The announcement this week by Kevin Rudd that Labor would use part of the Future Fund to pay for a nationwide broadband network has provoked shock and outrage from the Howard government. What did the Liberals think would happen?
Hoping that a future Labor government wouldn't raid the Future Fund's $50 billion is like hoping that a five-year-old won't reach for the jar with the chocolate biscuits as soon as no one's looking. The way to stop five-year-olds demanding chocolate biscuits is not by preaching abstinence. It's a fact of life that children want chocolate biscuits, just as it's a fact of life that governments like spending other people's money.

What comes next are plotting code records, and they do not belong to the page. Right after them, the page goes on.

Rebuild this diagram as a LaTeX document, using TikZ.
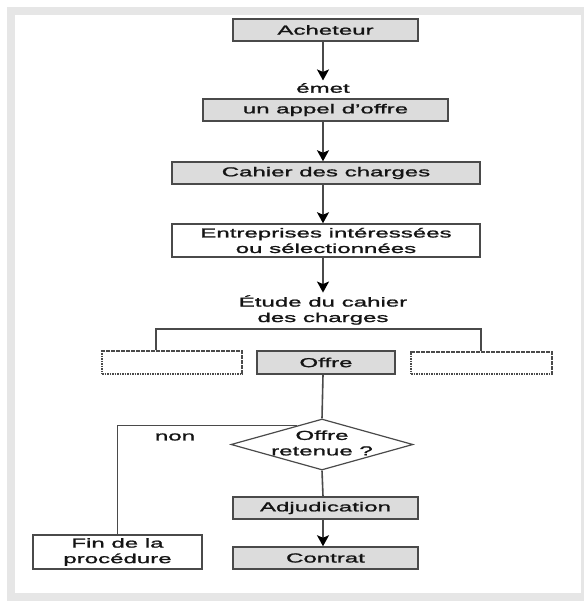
\documentclass[tikz,border=0pt]{standalone}
\usepackage{fontspec}
\setmainfont[FakeStretch=1.85,FakeBold=1.4]{Liberation Sans}
\usetikzlibrary{shapes.geometric,arrows.meta,calc}
\definecolor{boxfill}{HTML}{DCDCDC}
\definecolor{edge}{HTML}{4A4A4A}
\definecolor{framegray}{HTML}{E6E6E6}
\begin{document}
\begin{tikzpicture}[x=1pt,y=-1pt,
  every node/.style={font=\fontsize{13}{15.5}\selectfont, text=black!92},
  greybox/.style={draw=edge, line width=1.5pt, fill=boxfill, inner sep=0pt, align=center},
  whitebox/.style={draw=edge, line width=1.5pt, fill=white, inner sep=0pt, align=center},
  emptybox/.style={draw=edge, line width=1.3pt, dash pattern=on 1.6pt off 0.9pt, fill=white, inner sep=0pt},
  caption/.style={inner sep=2.5pt, align=center},
  link/.style={draw=edge, line width=1.6pt},
  arrowlink/.style={link, -{Stealth[length=11pt,width=12pt,inset=2.5pt,color=black]}}
]
% page with its grey frame
\useasboundingbox (0,0) rectangle (584,601);
\fill[white] (0,0) rectangle (584,601);
\fill[framegray] (7,7) rectangle (584,601);
\fill[white] (15,15) rectangle (581,593);

% main vertical axis
\coordinate (spine) at (323,0);

% upper chain
\node[greybox, minimum width=185, minimum height=22] (ach) at (325.5,30) {Acheteur};
\node[caption] (emet) at (323,88) {émet};
\node[greybox, minimum width=245, minimum height=22] (appel) at (325.5,110) {un appel d’offre};
\node[greybox, minimum width=308, minimum height=22] (cahier) at (326,173) {Cahier des charges};
\node[whitebox, minimum width=308, minimum height=33] (ent) at (326,240.5) {Entreprises intéressées\\ou sélectionnées};
\node[caption] (etude) at (323,310) {Étude du cahier\\des charges};

\draw[arrowlink] (ach.south -| spine) -- (emet.north -| spine);
\draw[arrowlink] (appel.south -| spine) -- (cahier.north -| spine);
\draw[arrowlink] (cahier.south -| spine) -- (ent.north -| spine);
\draw[arrowlink] (ent.south -| spine) -- (etude.north -| spine);

% the three answers
\node[emptybox, minimum width=140, minimum height=23] (lbox) at (172,362.5) {};
\node[greybox, minimum width=138, minimum height=23] (offre) at (326,362.5) {Offre};
\node[emptybox, minimum width=141, minimum height=22] (rbox) at (481.5,363) {};

\coordinate (bl) at (156,329);
\coordinate (br) at (481,329);
\draw[link] (lbox.north -| bl) -- (bl) -- (br) -- (rbox.north -| br);

% decision
\node[draw=edge, line width=1.2pt, fill=white, diamond, aspect=3.57, inner sep=0pt,
      minimum width=182, minimum height=51] (dia) at (322,444.5) {};
\node[align=center, inner sep=0pt] (diatext) at (322,443) {Offre\\retenue ?};
\draw[link] (offre.south -| spine) -- (dia.north);

% outcome
\node[greybox, minimum width=185, minimum height=22] (adj) at (325.5,508) {Adjudication};
\node[greybox, minimum width=185, minimum height=22] (contrat) at (325.5,558) {Contrat};
\node[whitebox, minimum width=169, minimum height=34] (fin) at (117.5,552) {Fin de la\\procédure};

\draw[link] (dia.south) -- (adj.north -| spine);
\draw[arrowlink] (adj.south -| spine) -- (contrat.north -| spine);
\draw[link] ($(dia.north)!0.27!(dia.west)$) -| (fin.north);
\node (non) at (175,437) {non};
\end{tikzpicture}
\end{document}
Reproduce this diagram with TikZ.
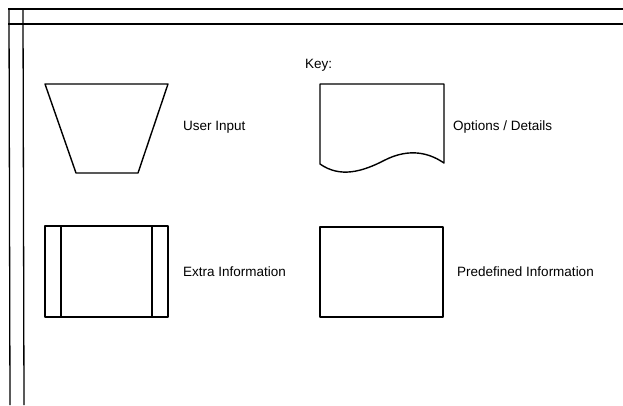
\documentclass[tikz,border=0pt]{standalone}
\usepackage{fontspec}
\setmainfont{Liberation Sans}
\begin{document}
\begin{tikzpicture}[x=1pt,y=-1pt,
  shape line/.style={line width=1.4pt, line join=round},
  frame line/.style={line width=1.3pt},
  label text/.style={anchor=west, inner sep=0pt, font=\fontsize{13.5}{16}\selectfont}]
\useasboundingbox (0,0) rectangle (623,405);
% frame
\draw[frame line] (8,9) -- (623,9);
\draw[frame line] (8,24) -- (623,24);
\draw[frame line] (9,9) -- (10,405);
\draw[frame line] (23,9) -- (24,405);
% key label
\node[label text] (key) at (305,65) {Key:};
% user input (trapezium)
\draw[shape line] (45,84) -- (168,84) -- (138,173) -- (76,173) -- cycle;
\node[label text] (ui) at (183,127) {User Input};
% options / details (document)
\draw[shape line] (320,164) -- (320,84) -- (444,84) -- (444,163)
  .. controls (425,150) and (405,150) .. (385,160)
  .. controls (362,172) and (340,178) .. cycle;
\node[label text] (od) at (453,127) {Options / Details};
% extra information (predefined process)
\draw[shape line] (45,226) rectangle (168,317);
\draw[shape line] (61,226) -- (61,317);
\draw[shape line] (152,226) -- (152,317);
\node[label text] (ei) at (183,272) {Extra Information};
% predefined information
\draw[shape line] (320,227) rectangle (443,317);
\node[label text] (pi) at (457,272) {Predefined Information};
\end{tikzpicture}
\end{document}
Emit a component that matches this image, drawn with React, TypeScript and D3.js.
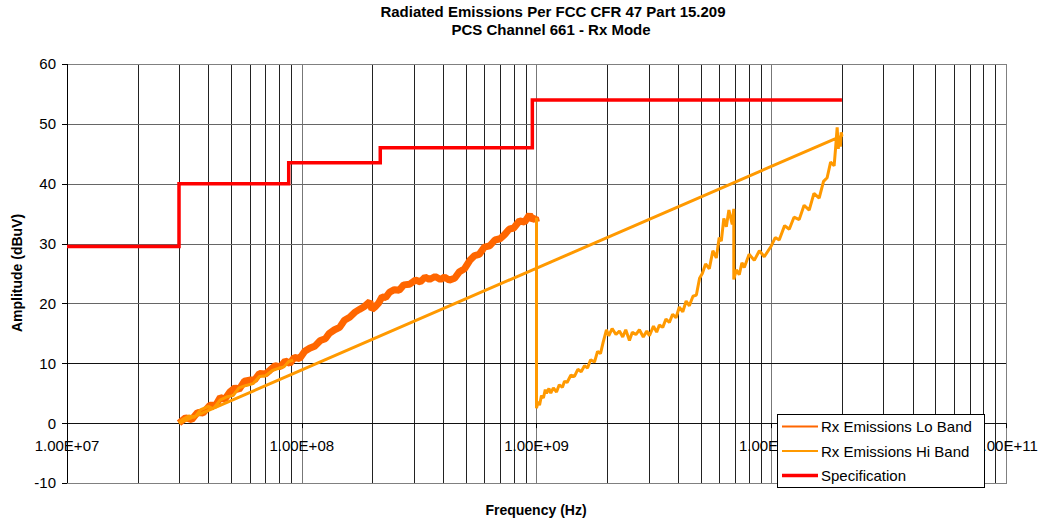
import React, { useRef, useEffect } from "react";
import * as d3 from "d3";

// frequencies in MHz, amplitudes in dBuV
const loBandFreq = [30, 32, 34, 36, 38, 40.6, 43, 45, 47, 49.4, 52, 54, 57, 60, 63, 66, 70, 73, 77, 81, 85, 89, 93, 98, 103, 108, 114, 120, 126, 131, 138, 145, 152, 160, 168, 176, 185, 195, 199, 205, 212, 220, 228, 237, 248, 260, 272, 288, 305, 320, 335, 350, 370, 390, 406, 425, 448, 470, 494, 520, 545, 570, 600, 631, 665, 700, 731, 765, 800, 847, 890, 934, 960, 990, 1000];
const loBandAmp = [0.0, 0.9, 0.6, 1.8, 1.7, 3.0, 3.0, 4.3, 4.0, 5.2, 5.9, 5.6, 7.0, 7.2, 7.2, 8.3, 8.2, 8.8, 9.6, 9.4, 10.4, 10.0, 11.0, 10.8, 12.0, 12.5, 12.9, 13.8, 14.1, 15.0, 15.6, 16.0, 17.2, 17.7, 18.5, 19.0, 19.5, 20.3, 19.0, 19.4, 20.0, 21.1, 21.0, 21.9, 22.3, 22.2, 23.1, 23.2, 23.9, 23.6, 24.4, 24.0, 24.5, 24.0, 24.4, 23.9, 24.2, 25.3, 25.8, 27.2, 28.0, 28.2, 29.4, 29.6, 30.6, 30.8, 31.5, 32.4, 32.6, 33.8, 33.6, 34.8, 34.0, 34.3, 33.6];

const hiBandFreq = [1000, 1000, 1015, 1030, 1050, 1070, 1090, 1103, 1130, 1150, 1180, 1217, 1250, 1290, 1316, 1350, 1400, 1451, 1500, 1550, 1601, 1650, 1700, 1766, 1820, 1873, 1920, 1986, 2030, 2100, 2180, 2256, 2330, 2400, 2488, 2560, 2650, 2744, 2850, 2950, 3027, 3150, 3250, 3337, 3450, 3560, 3681, 3800, 3930, 4059, 4200, 4340, 4478, 4640, 4797, 4950, 5086, 5250, 5447, 5640, 5834, 6000, 6127, 6280, 6435, 6600, 6823, 6924, 6924, 7100, 7308, 7500, 7674, 8050, 8466, 8900, 9336, 10000, 10400, 10810, 11400, 11930, 12500, 13150, 13800, 14510, 15200, 16000, 16700, 17300, 17900, 18530, 18800, 19090, 19300, 19470, 19700, 19860, 20000, 30, 31, 33, 35, 37, 40, 42, 45, 48, 51, 54, 58, 62, 66, 70, 75, 80, 84, 88, 92];
const hiBandAmp = [34.3, 2.5, 3.6, 3.0, 4.6, 4.2, 5.6, 5.0, 5.8, 5.0, 5.9, 5.2, 6.4, 6.0, 7.0, 6.8, 8.0, 7.8, 9.0, 8.6, 9.6, 9.2, 10.6, 10.2, 12.0, 11.6, 13.4, 15.6, 14.6, 15.8, 14.8, 15.4, 14.4, 15.6, 13.8, 15.2, 14.8, 15.6, 14.4, 15.4, 14.6, 16.2, 15.2, 16.4, 16.0, 17.4, 16.8, 18.2, 17.6, 19.4, 18.6, 20.4, 19.6, 21.2, 21.4, 24.2, 25.0, 26.6, 25.8, 28.8, 27.6, 31.0, 30.4, 34.2, 32.8, 35.6, 33.2, 35.8, 24.0, 25.6, 24.8, 26.8, 26.0, 28.2, 27.2, 28.8, 27.8, 29.6, 31.0, 30.6, 33.0, 32.4, 34.4, 34.0, 36.4, 35.6, 38.4, 37.6, 40.4, 41.0, 43.6, 43.0, 46.0, 49.4, 45.8, 47.6, 46.2, 48.6, 48.0, 0.0, 0.6, 1.2, 1.0, 2.2, 2.8, 2.4, 3.9, 4.4, 4.6, 5.9, 6.3, 6.6, 7.8, 7.9, 8.8, 9.2, 9.4, 10.3, 10.5];

const specFreq = [10, 30, 88, 216, 960, 20000];
const specAmp = [29.5, 40, 43.5, 46, 54, 54];

const yTicks = [-10, 0, 10, 20, 30, 40, 50, 60];
const decades = [1e7, 1e8, 1e9, 1e10, 1e11];
const decadeLabels = ["1.00E+07", "1.00E+08", "1.00E+09", "1.00E+10", "1.00E+11"];

const seriesNames = ["Rx Emissions Lo Band", "Rx Emissions Hi Band", "Specification"];
const seriesColors = ["#FF6600", "#FF9900", "#FF0000"];

const App = () => {
  const chartRef = useRef<HTMLDivElement>(null);

  useEffect(() => {
    const width = 1042;
    const height = 524;
    const marginLeft = 67;
    const marginRight = 36;
    const marginTop = 64;
    const marginBottom = 41;
    const font = "'Liberation Sans', Arial, sans-serif";

    const x = d3.scaleLog().domain([1e7, 1e11]).range([marginLeft, width - marginRight]);
    const y = d3.scaleLinear().domain([-10, 60]).range([height - marginBottom, marginTop]);

    const svg = d3.create("svg")
      .attr("width", width)
      .attr("height", height)
      .attr("viewBox", [0, 0, width, height])
      .attr("style", "position:absolute;left:0;top:0;background:#fff");

    // grid
    const minor: number[] = [];
    for (let e = 7; e < 11; e++) for (let m = 1; m < 10; m++) minor.push(m * Math.pow(10, e));
    minor.push(1e11);

    svg.append("g")
      .selectAll("line")
      .data(minor)
      .join("line")
      .attr("x1", d => Math.round(x(d)) + 0.5)
      .attr("x2", d => Math.round(x(d)) + 0.5)
      .attr("y1", y(60))
      .attr("y2", y(-10))
      .attr("stroke", d => (decades.includes(d) ? "#777" : "#222"))
      .attr("stroke-width", 1);

    svg.append("g")
      .selectAll("line")
      .data(yTicks)
      .join("line")
      .attr("x1", marginLeft)
      .attr("x2", width - marginRight)
      .attr("y1", d => Math.round(y(d)) + 0.5)
      .attr("y2", d => Math.round(y(d)) + 0.5)
      .attr("stroke", d => (d === 0 || d === 10 || d === -10 ? "#111" : "#666"))
      .attr("stroke-width", 1);

    // border
    svg.append("rect")
      .attr("x", marginLeft + 0.5)
      .attr("y", y(60) + 0.5)
      .attr("width", x(1e11) - marginLeft)
      .attr("height", y(-10) - y(60))
      .attr("fill", "none")
      .attr("stroke", "#808080");

    // y axis
    svg.append("line")
      .attr("x1", marginLeft + 0.5).attr("x2", marginLeft + 0.5)
      .attr("y1", y(60)).attr("y2", y(-10))
      .attr("stroke", "#000");

    svg.append("g")
      .selectAll("line")
      .data(yTicks)
      .join("line")
      .attr("x1", marginLeft - 5)
      .attr("x2", marginLeft)
      .attr("y1", d => Math.round(y(d)) + 0.5)
      .attr("y2", d => Math.round(y(d)) + 0.5)
      .attr("stroke", "#000");

    svg.append("g")
      .selectAll("text")
      .data(yTicks)
      .join("text")
      .attr("x", marginLeft - 11)
      .attr("y", d => y(d))
      .attr("dy", "0.36em")
      .attr("text-anchor", "end")
      .attr("font-family", font)
      .attr("font-size", 15)
      .attr("fill", "#000")
      .text(d => d);

    // x axis crosses at 0
    svg.append("g")
      .selectAll("line")
      .data(decades)
      .join("line")
      .attr("x1", d => Math.round(x(d)) + 0.5)
      .attr("x2", d => Math.round(x(d)) + 0.5)
      .attr("y1", y(0))
      .attr("y2", y(0) + 5)
      .attr("stroke", "#000");

    svg.append("g")
      .selectAll("text")
      .data(decades)
      .join("text")
      .attr("x", d => x(d))
      .attr("y", y(0) + 28)
      .attr("text-anchor", "middle")
      .attr("font-family", font)
      .attr("font-size", 15)
      .attr("fill", "#000")
      .text((d, i) => decadeLabels[i]);

    // series
    const line = d3.line<[number, number]>()
      .x(d => x(d[0] * 1e6))
      .y(d => y(d[1]));

    const lo = loBandFreq.map((f, i) => [f, loBandAmp[i]] as [number, number]);
    const hi = hiBandFreq.map((f, i) => [f, hiBandAmp[i]] as [number, number]);
    const spec = specFreq.map((f, i) => [f, specAmp[i]] as [number, number]);

    svg.append("path")
      .attr("d", line(lo))
      .attr("fill", "none")
      .attr("stroke", seriesColors[0])
      .attr("stroke-width", 7)
      .attr("stroke-linejoin", "bevel");

    svg.append("path")
      .attr("d", line(hi))
      .attr("fill", "none")
      .attr("stroke", seriesColors[1])
      .attr("stroke-width", 3)
      .attr("stroke-linejoin", "bevel");

    svg.append("path")
      .attr("d", line.curve(d3.curveStepAfter)(spec))
      .attr("fill", "none")
      .attr("stroke", seriesColors[2])
      .attr("stroke-width", 3.5);

    // titles
    svg.append("text")
      .attr("x", 553).attr("y", 17)
      .attr("text-anchor", "middle")
      .attr("font-family", font).attr("font-size", 15).attr("font-weight", "bold")
      .text("Radiated Emissions Per FCC CFR 47 Part 15.209");
    svg.append("text")
      .attr("x", 551).attr("y", 35)
      .attr("text-anchor", "middle")
      .attr("font-family", font).attr("font-size", 15).attr("font-weight", "bold")
      .text("PCS Channel 661 - Rx Mode");

    svg.append("text")
      .attr("x", 536).attr("y", 515)
      .attr("text-anchor", "middle")
      .attr("font-family", font).attr("font-size", 14).attr("font-weight", "bold")
      .text("Frequency (Hz)");

    svg.append("text")
      .attr("transform", "translate(22,273) rotate(-90)")
      .attr("text-anchor", "middle")
      .attr("font-family", font).attr("font-size", 14).attr("font-weight", "bold")
      .text("Amplitude (dBuV)");

    // legend
    const legend = svg.append("g").attr("transform", "translate(777,414)");
    legend.append("rect")
      .attr("x", 0.5).attr("y", 0.5)
      .attr("width", 207).attr("height", 73)
      .attr("fill", "#fff").attr("stroke", "#000");

    seriesNames.forEach((name, i) => {
      const row = legend.append("g").attr("transform", `translate(0,${12.5 + i * 24.5})`);
      row.append("line")
        .attr("x1", 5).attr("x2", 41)
        .attr("stroke", seriesColors[i])
        .attr("stroke-width", i === 2 ? 3.5 : 2);
      row.append("text")
        .attr("x", 44).attr("y", 5.5)
        .attr("font-family", font).attr("font-size", 15)
        .attr("fill", "#000")
        .text(name);
    });

    chartRef.current!.innerHTML = "";
    chartRef.current!.appendChild(svg.node()!);
  }, []);

  return <div ref={chartRef} />;
};

export default App;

It is completely unrealistic to expect that any government, Liberal or Labor, would behave itself and not dip into the Future Fund until 2020. There's only one solution to the problem. Remove the biscuit jar. Unfortunately, the Future Fund already exists. The biscuits should never have been put in harm's way in the first place.
There's something else about children and chocolate biscuits. One chocolate biscuit is never enough. This year it's a plan to spend a few billon dollars for internet broadband. Next year it will be a plan for a high-speed rail link between Canberra and Sydney. The following year it will be a plan for a highway from Perth to Brisbane. In the reputed words of American politician Everett Dirksen, "a billion here, a billion there, pretty soon it adds up to real money".
Leaving a five-year-old alone with the chocolate biscuits is bad enough. But allowing a five-year-old to run around the house with the scissors is much worse. However, that's exactly what the coalition has done. The commonwealth's new power over industrial relations that's been sanctioned by the High Court will allow the ALP to do more than just cut up Work Choices. Australia would be landed back in a pre-1983 industrial relations regime.
The coalition won't save its electoral fortunes by complaining about the ALP's broadband policy. Most of the electorate will probably think it's a good idea. And if the polls are to be believed, dissecting Rudd's dinner guest lists won't work for the coalition either. The only outcome of that tactic has been the loss of two government ministers.
In February, the Prime Minister told government MPs there were four things that gave the coalition a head start over Labor. In order of importance they were that the economy was strong, the government was competent, ministers were well regarded and the coalition was united. In the space of a few weeks the government has succeeded in shredding two of those four advantages. At least the economy is still strong, and because cabinet is displaying no interest in abolishing the monopoly privileges of AWB, for the moment the coalition is holding together.
The government's obsession with the Labor leader's character has meant that the Liberals have spent the past month only talking about what an ALP government might do, instead of talking about what the coalition has already done. Any political party is going to present its opponent in as bad a light as possible, but highlighting the negatives of the other side shouldn't be at the expense of presenting the positives of your own side.
The danger for Howard is that the good times will be taken for granted. The more time he spends discussing Rudd the less time he has to take credit for what he's achieved.
For example, there's been almost no attention given to the fact that last year Australia experienced its lowest ever level of strikes. In the last quarter of 2006, 2.3 working days were lost to industrial action per 1000 working Australians. In the early 1990s, the comparable figure was more than 100 days lost per 1000 workers. This is a result for which the government should take the credit. Certainly low unemployment has helped to discourage industrial action, but Australia has previously experienced such economic conditions without a consequent fall in industrial disputes Work Choices has changed the mindset of employers and employees. The first response to an industrial problem by employers is no longer to contemplate a lock-out, and from employees it isn't to down tools and walk off the job.
If the worst flights of Labor's policy fancy eventuate, what's been achieved by decades of economic reform will be lost. When the stakes are as high as this, who Rudd had dinner with fades into irrelevancy.